◆ **WHAT THE TASK REQUIRES**: Exclude the pictures and return every line exactly as written.
* START INFORMATION SUPPLIED *
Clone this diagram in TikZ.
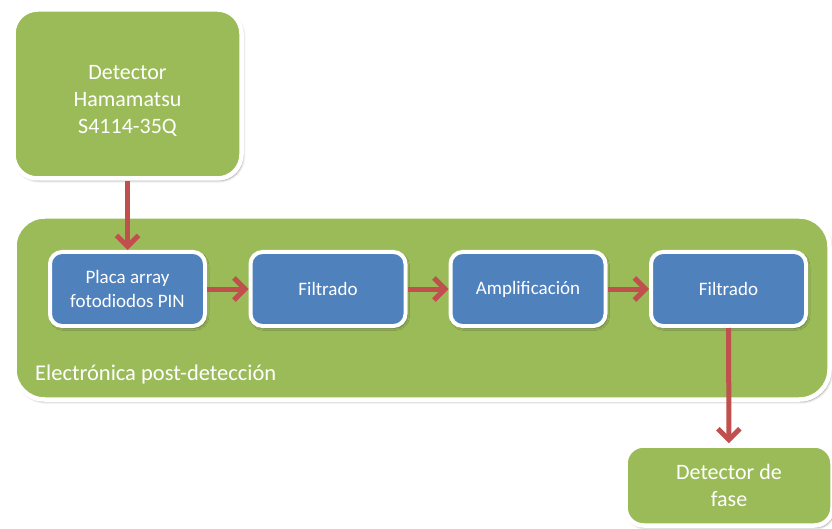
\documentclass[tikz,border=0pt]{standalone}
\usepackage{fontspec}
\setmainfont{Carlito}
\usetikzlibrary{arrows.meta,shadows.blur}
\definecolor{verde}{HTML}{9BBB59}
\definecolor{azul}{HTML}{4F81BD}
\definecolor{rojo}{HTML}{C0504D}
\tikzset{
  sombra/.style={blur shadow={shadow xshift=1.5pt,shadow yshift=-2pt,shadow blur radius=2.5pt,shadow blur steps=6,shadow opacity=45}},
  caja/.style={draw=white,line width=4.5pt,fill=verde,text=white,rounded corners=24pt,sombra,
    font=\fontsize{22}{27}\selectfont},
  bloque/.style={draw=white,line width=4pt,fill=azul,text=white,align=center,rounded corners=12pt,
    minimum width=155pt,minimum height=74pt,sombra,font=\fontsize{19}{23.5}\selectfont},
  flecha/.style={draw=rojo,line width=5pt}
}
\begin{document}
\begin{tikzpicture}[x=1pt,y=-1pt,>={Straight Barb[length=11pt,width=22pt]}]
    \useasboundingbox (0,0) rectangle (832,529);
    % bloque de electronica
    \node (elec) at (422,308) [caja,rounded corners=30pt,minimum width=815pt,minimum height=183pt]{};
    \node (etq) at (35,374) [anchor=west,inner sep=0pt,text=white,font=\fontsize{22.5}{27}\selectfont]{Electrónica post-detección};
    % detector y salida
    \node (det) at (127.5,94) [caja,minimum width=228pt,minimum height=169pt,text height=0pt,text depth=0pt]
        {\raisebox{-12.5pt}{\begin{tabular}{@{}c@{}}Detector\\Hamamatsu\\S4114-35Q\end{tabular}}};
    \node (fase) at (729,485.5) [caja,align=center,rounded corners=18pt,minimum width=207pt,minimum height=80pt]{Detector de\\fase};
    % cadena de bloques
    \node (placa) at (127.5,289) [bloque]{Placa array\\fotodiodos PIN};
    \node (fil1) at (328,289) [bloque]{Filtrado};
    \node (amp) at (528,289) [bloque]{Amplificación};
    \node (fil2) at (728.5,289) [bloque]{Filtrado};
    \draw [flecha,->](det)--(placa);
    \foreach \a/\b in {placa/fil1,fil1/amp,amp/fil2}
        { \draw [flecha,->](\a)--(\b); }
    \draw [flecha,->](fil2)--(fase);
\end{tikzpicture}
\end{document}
* END INFORMATION SUPPLIED *
◆ **EXERCISE SOLUTION**:
Clone this diagram in TikZ.
\documentclass[tikz,border=0pt]{standalone}
\usepackage{fontspec}
\setmainfont{Carlito}
\usetikzlibrary{arrows.meta,shadows.blur}
\definecolor{verde}{HTML}{9BBB59}
\definecolor{azul}{HTML}{4F81BD}
\definecolor{rojo}{HTML}{C0504D}
\tikzset{
  sombra/.style={blur shadow={shadow xshift=1.5pt,shadow yshift=-2pt,shadow blur radius=2.5pt,shadow blur steps=6,shadow opacity=45}},
  caja/.style={draw=white,line width=4.5pt,fill=verde,text=white,rounded corners=24pt,sombra,
    font=\fontsize{22}{27}\selectfont},
  bloque/.style={draw=white,line width=4pt,fill=azul,text=white,align=center,rounded corners=12pt,
    minimum width=155pt,minimum height=74pt,sombra,font=\fontsize{19}{23.5}\selectfont},
  flecha/.style={draw=rojo,line width=5pt}
}
\begin{document}
\begin{tikzpicture}[x=1pt,y=-1pt,>={Straight Barb[length=11pt,width=22pt]}]
    \useasboundingbox (0,0) rectangle (832,529);
    % bloque de electronica
    \node (elec) at (422,308) [caja,rounded corners=30pt,minimum width=815pt,minimum height=183pt]{};
    \node (etq) at (35,374) [anchor=west,inner sep=0pt,text=white,font=\fontsize{22.5}{27}\selectfont]{Electrónica post-detección};
    % detector y salida
    \node (det) at (127.5,94) [caja,minimum width=228pt,minimum height=169pt,text height=0pt,text depth=0pt]
        {\raisebox{-12.5pt}{\begin{tabular}{@{}c@{}}Detector\\Hamamatsu\\S4114-35Q\end{tabular}}};
    \node (fase) at (729,485.5) [caja,align=center,rounded corners=18pt,minimum width=207pt,minimum height=80pt]{Detector de\\fase};
    % cadena de bloques
    \node (placa) at (127.5,289) [bloque]{Placa array\\fotodiodos PIN};
    \node (fil1) at (328,289) [bloque]{Filtrado};
    \node (amp) at (528,289) [bloque]{Amplificación};
    \node (fil2) at (728.5,289) [bloque]{Filtrado};
    \draw [flecha,->](det)--(placa);
    \foreach \a/\b in {placa/fil1,fil1/amp,amp/fil2}
        { \draw [flecha,->](\a)--(\b); }
    \draw [flecha,->](fil2)--(fase);
\end{tikzpicture}
\end{document}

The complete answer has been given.